I use Windows and Linux a lot, and sometimes I type cd\
from Windows muscle-memory, so I tried to alias that, alias cd\='cd /'
but that doesn't work (presumably because \
is an the escape character in Linux). Is there a way, using an alias or a function that I could make typing cd\
=> cd /
?
1 Answer
That would be hard, since the backslash is used to escape the next character, and at end of line, it starts a continuation line. So even if you could make a function called cd\
, you'd need to run it as cd\\
, or 'cd\'
. And with aliases, escaping or quoting part of the name prevents alias expansion...

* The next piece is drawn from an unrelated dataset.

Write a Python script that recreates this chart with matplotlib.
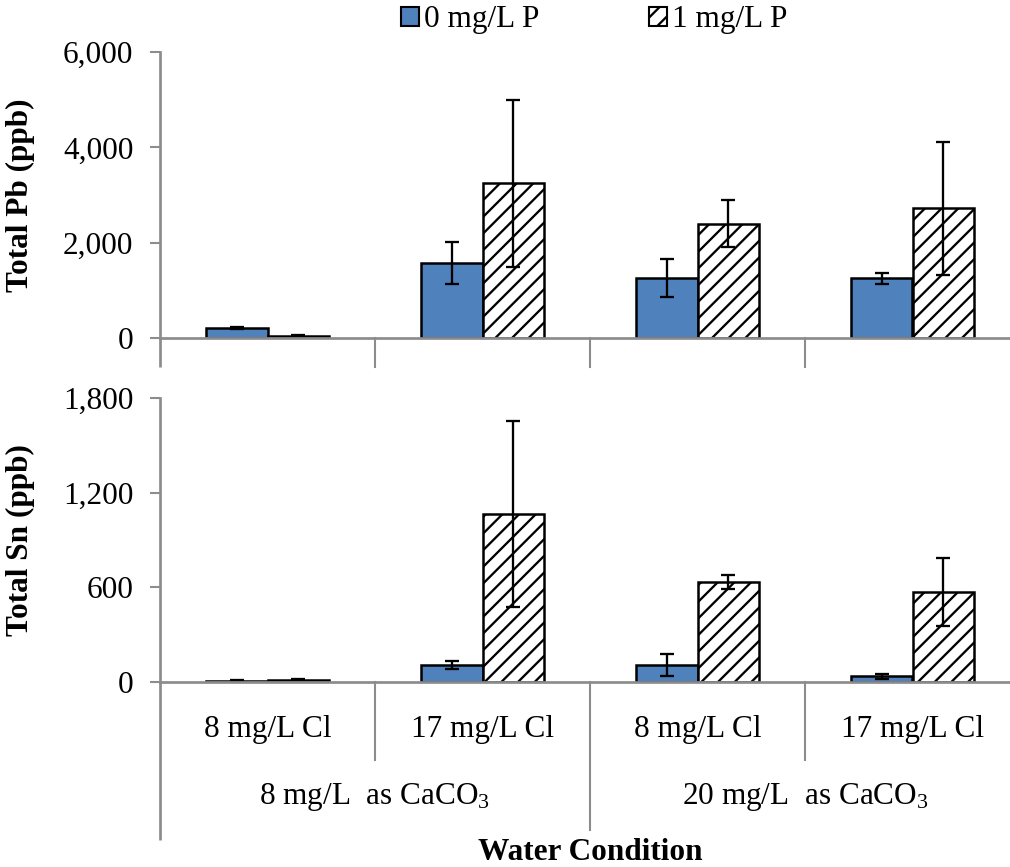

Anyway, you can't create those aliases or functions in Bash:
$ alias cd\\='echo foo'
bash: alias: `cd\': invalid alias name
$ cd\\ () { echo foo; }
bash: `cd\\': not a valid identifier
You can in Zsh, though, but you need the double-backslash...
% cd\\ () { echo foo; }
% cd\\
foo
Actually it even seems to accept the alias, but you can't use it:
% alias foo\\='echo bar'
% foo\\
zsh: command not found: foo\
% 'foo\'
zsh: command not found: foo\
Bash can run an external command with a backslash in the name, but that doesn't help with cd
.
cd\
? Seem to be the simplest solution. As the joke goes:[client] Doctor, my arm is hurting when I do like this [waving his arm around]. [doc]: So don't do like that!